- Author: Sharon L. Rico
About 15 tears ago, my husband mail ordered a Red Haven peach tree from his favorite tree nursery. He planted this stick of a tree in our backyard where we could watch it grow from our house. It grew quickly and every year in July, it produced many beautiful Red Haven peaches. They ripen within a few weeks, keeping us busy eating them, canning and making jams and sharing them with family and friends. The season comes quickly and leaves quickly.
Along the way, the tree began leaning toward a pergola structure, scraping the paint and starting to cause some minor damage. We had to come up with two solutions. One, make the peach season last longer and two, get the tree from leaning on the pergola.
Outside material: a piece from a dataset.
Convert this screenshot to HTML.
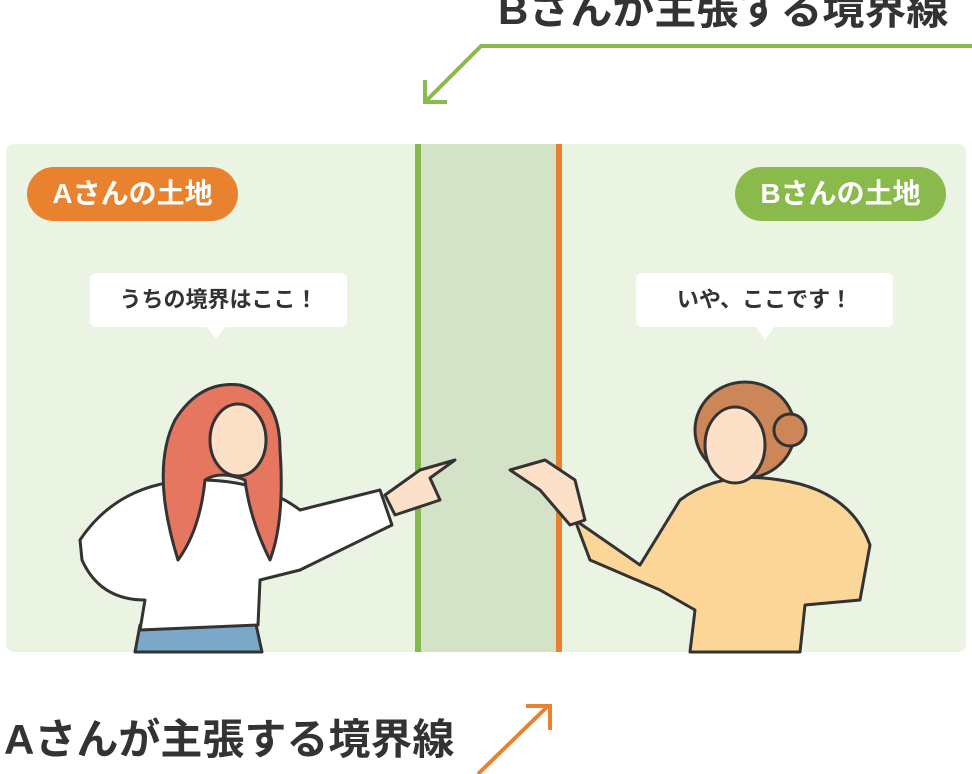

With both ideas on his mind, my husband took out his new electric chainsaw and down came ¾ of the peach tree. I was in the house shrieking “Oh no”! The tree no longer was a threat to the pergola and the limb was ready to cleft-graft with another type of peach. A bocce ball friend of my husbands had an unnamed peach tree with peaches that ripened in August and provided him with several scions. The grafting was completed in 2013. Last year the tree grew back partially and produced a few Red Haven peaches. The graft was growing.
This year (2015), an amazing thing happened. The tree grew and survived, the graft took and we had a crop of delicious Red Haven peaches in July and a large crop of the unnamed peaches in August. That all of this happened during a drought year is beyond my comprehension and quite a miracle.